The remarkable achievement of Chinese film directors in adapting fiction into film has long challenged the boundary between Chinese literature and cinema as two seemingly separate academic fields of study. Few books, however, have offered a comprehensive and in-depth comparative study of Chinese literary works and their cinematic adaptations. Hsiu-Chuang Deppman’s Adapted for the Screen: The Cultural Politics of Chinese Fiction and Film fills this gap. As the author notes, one inherent challenge of studying Chinese adaptations lies in “the perilous risk of mixing two infinities” (p. 2), namely that Chinese literature and cinema are both produced in a rich intertextual fabric.
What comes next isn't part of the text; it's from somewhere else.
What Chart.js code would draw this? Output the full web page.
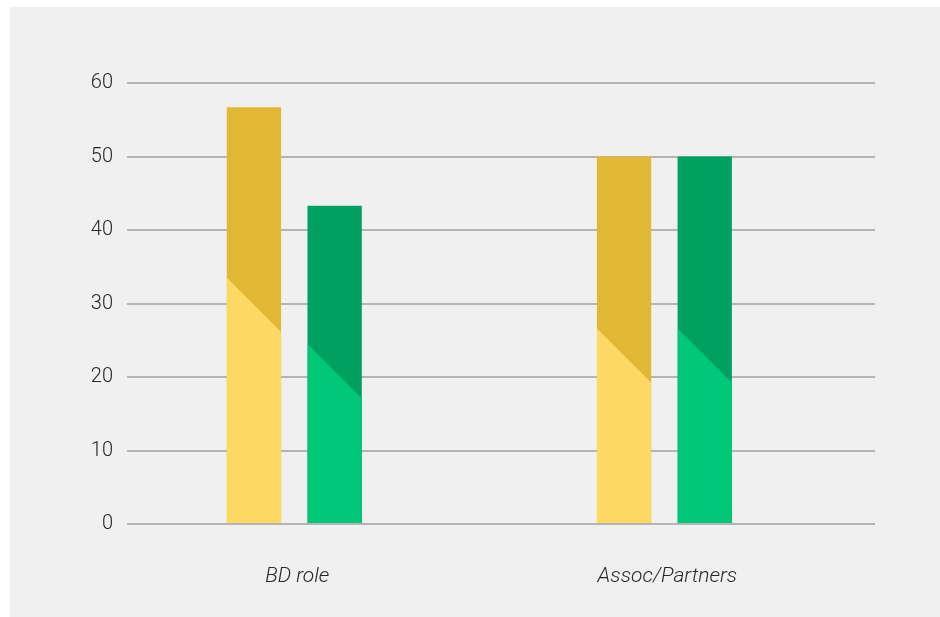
<!DOCTYPE html>
<html>
<head>
<meta charset="utf-8">
<script src="https://cdn.jsdelivr.net/npm/chart.js@4/dist/chart.umd.min.js"></script>
<style>
  html, body { margin: 0; padding: 0; background: #ffffff; }
  #panel { position: absolute; left: 10px; top: 7px; width: 930px; height: 610px; background: #f0f0f0; }
  canvas { display: block; }
</style>
</head>
<body>
<div id="panel"><canvas id="c" width="930" height="610"></canvas></div>
<script>
// ---- data ----
const categories = ['BD role', 'Assoc/Partners'];
const yellowValues = [56.7, 50];
const greenValues = [43.3, 50];
// value at the middle of the diagonal split between light (lower) and dark (upper) parts
const yellowSplit = [29.8, 22.9];
const greenSplit = [20.8, 22.9];
const yTicks = [0, 10, 20, 30, 40, 50, 60];

const splits = [yellowSplit, greenSplit];
const lightColors = ['#fdd862', '#00c878'];
const darkColors = ['#e1b833', '#00a061'];

const diagonalPlugin = {
  id: 'diagonal',
  afterDatasetsDraw(chart) {
    const ctx = chart.ctx;
    const yScale = chart.scales.y;
    chart.data.datasets.forEach((ds, di) => {
      const meta = chart.getDatasetMeta(di);
      meta.data.forEach((el, j) => {
        const p = el.getProps(['x', 'y', 'base', 'width'], true);
        const left = p.x - p.width / 2, right = p.x + p.width / 2;
        const top = Math.min(p.y, p.base), bottom = Math.max(p.y, p.base);
        const ys = yScale.getPixelForValue(splits[di][j]);
        const half = p.width / 2;
        ctx.save();
        ctx.beginPath();
        ctx.rect(left, top, p.width, bottom - top);
        ctx.clip();
        ctx.beginPath();
        ctx.moveTo(left, ys - half);
        ctx.lineTo(right, ys + half);
        ctx.lineTo(right, bottom);
        ctx.lineTo(left, bottom);
        ctx.closePath();
        ctx.fillStyle = lightColors[di];
        ctx.fill();
        ctx.restore();
      });
    });
  }
};

new Chart(document.getElementById('c'), {
  type: 'bar',
  data: {
    datasets: [
      { label: 'Yellow', data: yellowValues.map((v, i) => ({ x: i, y: v })), backgroundColor: darkColors[0], borderWidth: 0 },
      { label: 'Green', data: greenValues.map((v, i) => ({ x: i, y: v })), backgroundColor: darkColors[1], borderWidth: 0 }
    ]
  },
  options: {
    responsive: false,
    animation: false,
    devicePixelRatio: 1,
    categoryPercentage: 0.436,
    barPercentage: 0.673,
    layout: { padding: { top: 76, left: 0, right: 65, bottom: 0 } },
    plugins: { legend: { display: false }, tooltip: { enabled: false } },
    scales: {
      x: {
        type: 'linear',
        offset: false,
        min: -0.452,
        max: 1.569,
        afterBuildTicks: (s) => { s.ticks = categories.map((c, i) => ({ value: i })); },
        afterFit: (s) => { s.height = 93; },
        grid: { display: false },
        border: { display: false },
        ticks: {
          callback: (v) => categories[v],
          maxRotation: 0,
          autoSkip: false,
          padding: 32,
          labelOffset: 3,
          color: '#262626',
          font: { family: 'Roboto', size: 21, style: 'italic', weight: 300 }
        }
      },
      y: {
        min: 0,
        max: 60,
        afterBuildTicks: (s) => { s.ticks = yTicks.map(v => ({ value: v })); },
        afterFit: (s) => { s.width = 117; },
        grid: { color: '#b8b3b3', lineWidth: 2, drawTicks: false },
        border: { display: false },
        ticks: {
          padding: 14,
          color: '#262626',
          font: { family: 'Roboto', size: 20, weight: 300 }
        }
      }
    }
  },
  plugins: [diagonalPlugin]
});
</script>
</body>
</html>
But Deppman does not seek, as a number of Western adaptation theorists have, to establish universal rules that are applicable cross-text, cross-cultural context, and cross-media. Instead, she fully acknowledges the “empirical messiness of adaptation” and adopts “an approach that is responsive, [End Page 328] descriptive, and ex post facto” (p. 3). This flexible analytical strategy allows Deppman to structure her analyses of adaptations around different sets of questions that are sensitive to the historical contexts, generic elements, auteurial preferences, and gender politics that vary greatly from case to case. As a result, rather than undermining Deppman’s theoretical model, the infinite possibilities emanating from the Chinese adaptation provide a fertile ground for her sophisticated readings, revealing nuanced and diverse cultural-political discourses.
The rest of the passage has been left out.